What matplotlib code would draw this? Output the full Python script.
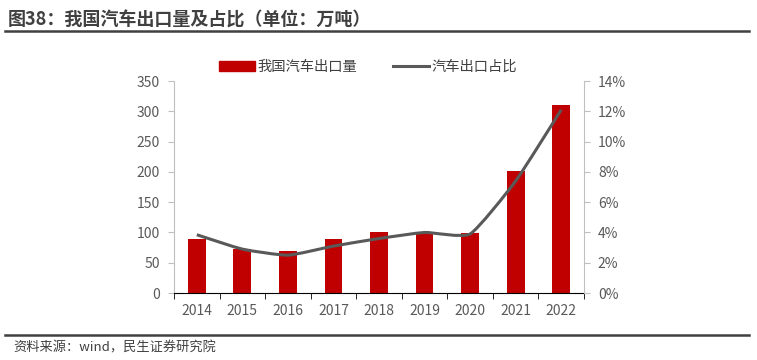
import matplotlib
matplotlib.use("Agg")
import matplotlib.pyplot as plt
from matplotlib.path import Path
from matplotlib.patches import PathPatch
from matplotlib.lines import Line2D
from matplotlib.patches import Patch
import numpy as np

plt.rcParams['font.family'] = ['Noto Sans CJK SC', 'DejaVu Sans']

years = ["2014", "2015", "2016", "2017", "2018", "2019", "2020", "2021", "2022"]
export_vol = [90, 72, 70, 89, 100, 101, 99, 201, 311]
export_share = [3.85, 2.9, 2.5, 3.1, 3.6, 4.0, 3.9, 7.4, 12.1]

bar_color = "#C00000"
line_color = "#595959"
text_color = "#595959"

fig = plt.figure(figsize=(7.57, 3.6), dpi=100)
ax = fig.add_axes([0.2299, 0.186, 0.5416, 0.589])
x = np.arange(len(years))
ax.bar(x, export_vol, width=0.39, color=bar_color, zorder=2)
ax.set_xlim(-0.5, len(years) - 0.5)
ax.set_ylim(0, 350)
ax.set_yticks(range(0, 351, 50))
ax.set_xticks(x)
ax.set_xticklabels(years)
ax.set_xticks(np.arange(-0.5, len(years), 1), minor=True)
ax.tick_params(axis="x", which="major", length=0, pad=8, labelsize=10, labelcolor=text_color)
ax.tick_params(axis="x", which="minor", length=4, color="black", direction="out")
ax.tick_params(axis="y", length=4, color="#BFBFBF", labelsize=10, labelcolor=text_color, pad=6)
for s in ["top", "right"]:
    ax.spines[s].set_visible(False)
ax.spines["left"].set_color("#BFBFBF")
ax.spines["bottom"].set_color("black")

ax2 = ax.twinx()
ax2.set_ylim(0, 14)
ax2.set_yticks(range(0, 15, 2))
ax2.set_yticklabels([f"{v}%" for v in range(0, 15, 2)])
ax2.tick_params(axis="y", length=4, color="#BFBFBF", labelsize=10, labelcolor=text_color, pad=6)
for s in ["top", "left", "bottom"]:
    ax2.spines[s].set_visible(False)
ax2.spines["right"].set_color("#BFBFBF")

# lightly smoothed line (Bezier through the data points)
pts = np.column_stack([x, export_share]).astype(float)
verts = [pts[0]]
codes = [Path.MOVETO]
t = 1 / 12
for i in range(len(pts) - 1):
    p0 = pts[i - 1] if i > 0 else pts[i]
    p1, p2 = pts[i], pts[i + 1]
    p3 = pts[i + 2] if i + 2 < len(pts) else pts[i + 1]
    c1 = p1 + (p2 - p0) * t
    c2 = p2 - (p3 - p1) * t
    verts += [c1, c2, p2]
    codes += [Path.CURVE4] * 3
ax2.add_patch(PathPatch(Path(verts, codes), fill=False, edgecolor=line_color, lw=2.2, zorder=3))

handles = [Patch(color=bar_color), Line2D([], [], color=line_color, lw=2.2)]
fig.legend(handles, ["我国汽车出口量", "汽车出口占比"], loc="center", bbox_to_anchor=(0.486, 0.815),
           ncol=2, frameon=False, fontsize=10.3, handlelength=2.5, handleheight=0.7,
           handletextpad=0.2, columnspacing=2.5, labelcolor="#404040")

fig.text(0.010, 0.945, "图38：我国汽车出口量及占比（单位：万吨）", fontsize=13, fontweight="bold",
         color="#404040", va="center")
fig.add_artist(Line2D([0.007, 0.99], [0.915, 0.915], color="#404040", lw=1.8))
fig.add_artist(Line2D([0.007, 0.99], [0.069, 0.069], color="#404040", lw=1.8))
fig.text(0.018, 0.033, "资料来源：wind，民生证券研究院", fontsize=9.5, color="#404040", va="center")

fig.savefig("out.png", dpi=100)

· · · · · · ·

The material above holds pictures; copy everything else in it exactly.

> [EXERCISE ANSWER]:
What matplotlib code would draw this? Output the full Python script.
import matplotlib
matplotlib.use("Agg")
import matplotlib.pyplot as plt
from matplotlib.path import Path
from matplotlib.patches import PathPatch
from matplotlib.lines import Line2D
from matplotlib.patches import Patch
import numpy as np

plt.rcParams['font.family'] = ['Noto Sans CJK SC', 'DejaVu Sans']

years = ["2014", "2015", "2016", "2017", "2018", "2019", "2020", "2021", "2022"]
export_vol = [90, 72, 70, 89, 100, 101, 99, 201, 311]
export_share = [3.85, 2.9, 2.5, 3.1, 3.6, 4.0, 3.9, 7.4, 12.1]

bar_color = "#C00000"
line_color = "#595959"
text_color = "#595959"

fig = plt.figure(figsize=(7.57, 3.6), dpi=100)
ax = fig.add_axes([0.2299, 0.186, 0.5416, 0.589])
x = np.arange(len(years))
ax.bar(x, export_vol, width=0.39, color=bar_color, zorder=2)
ax.set_xlim(-0.5, len(years) - 0.5)
ax.set_ylim(0, 350)
ax.set_yticks(range(0, 351, 50))
ax.set_xticks(x)
ax.set_xticklabels(years)
ax.set_xticks(np.arange(-0.5, len(years), 1), minor=True)
ax.tick_params(axis="x", which="major", length=0, pad=8, labelsize=10, labelcolor=text_color)
ax.tick_params(axis="x", which="minor", length=4, color="black", direction="out")
ax.tick_params(axis="y", length=4, color="#BFBFBF", labelsize=10, labelcolor=text_color, pad=6)
for s in ["top", "right"]:
    ax.spines[s].set_visible(False)
ax.spines["left"].set_color("#BFBFBF")
ax.spines["bottom"].set_color("black")

ax2 = ax.twinx()
ax2.set_ylim(0, 14)
ax2.set_yticks(range(0, 15, 2))
ax2.set_yticklabels([f"{v}%" for v in range(0, 15, 2)])
ax2.tick_params(axis="y", length=4, color="#BFBFBF", labelsize=10, labelcolor=text_color, pad=6)
for s in ["top", "left", "bottom"]:
    ax2.spines[s].set_visible(False)
ax2.spines["right"].set_color("#BFBFBF")

# lightly smoothed line (Bezier through the data points)
pts = np.column_stack([x, export_share]).astype(float)
verts = [pts[0]]
codes = [Path.MOVETO]
t = 1 / 12
for i in range(len(pts) - 1):
    p0 = pts[i - 1] if i > 0 else pts[i]
    p1, p2 = pts[i], pts[i + 1]
    p3 = pts[i + 2] if i + 2 < len(pts) else pts[i + 1]
    c1 = p1 + (p2 - p0) * t
    c2 = p2 - (p3 - p1) * t
    verts += [c1, c2, p2]
    codes += [Path.CURVE4] * 3
ax2.add_patch(PathPatch(Path(verts, codes), fill=False, edgecolor=line_color, lw=2.2, zorder=3))

handles = [Patch(color=bar_color), Line2D([], [], color=line_color, lw=2.2)]
fig.legend(handles, ["我国汽车出口量", "汽车出口占比"], loc="center", bbox_to_anchor=(0.486, 0.815),
           ncol=2, frameon=False, fontsize=10.3, handlelength=2.5, handleheight=0.7,
           handletextpad=0.2, columnspacing=2.5, labelcolor="#404040")

fig.text(0.010, 0.945, "图38：我国汽车出口量及占比（单位：万吨）", fontsize=13, fontweight="bold",
         color="#404040", va="center")
fig.add_artist(Line2D([0.007, 0.99], [0.915, 0.915], color="#404040", lw=1.8))
fig.add_artist(Line2D([0.007, 0.99], [0.069, 0.069], color="#404040", lw=1.8))
fig.text(0.018, 0.033, "资料来源：wind，民生证券研究院", fontsize=9.5, color="#404040", va="center")

fig.savefig("out.png", dpi=100)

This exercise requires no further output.